On May 13, 2013, the Social Security Board of Trustees released its annual report on the Old-Age and Survivors Insurance, and Disability Insurance (OASDI) Trust Funds. A few salient points:
- In 2012, the OASDI Trust Funds had $840 billion in income, including $509 billion in contributions, $27 billion from taxation of benefits, $109 billion in interest on trust fund assets, and $114 in reimbursements from the General Fund of the Treasury (a product of the payroll tax reductions that were used as a stimulus)
- Total expenditures were $786 billion. That leaves a surplus of $54 billion. As a result, at the end of 2012, the assets of the OASDI Trust Funds were $2.73 trillion. With an effective annual interest rate of 4.1 percent, it would appear that things are in good shape.
Indeed the Trustees report:
“The combined trust fund reserves are still growing and will continue to do so through 2020. Beginning with 2021, the cost of the program is projected to exceed income.”
“The projected point at which the combined trust fund reserves will become depleted, if Congress does not act before then, comes in 2033 – the same as projected last year. At that time, there will be sufficient income coming in to pay 77 percent of scheduled benefits.”
But now, we are told that a failure to raise the debt limit could have devastating consequences for Social Security.
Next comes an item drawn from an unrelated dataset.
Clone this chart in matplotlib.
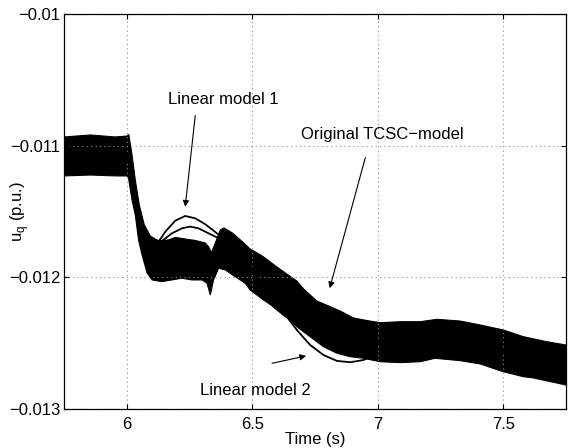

As the WSJ reports:
The Social Security Administration has begun warning the public it cannot guarantee full benefit payments if the debt ceiling isn’t increased.
When asked by the public, the agency is notifying beneficiaries that “Unlike a federal shutdown which has no impact on the payment of Social Security benefits, failure to raise the debt ceiling puts Social Security benefits at risk,” according to a person familiar with the agency directive.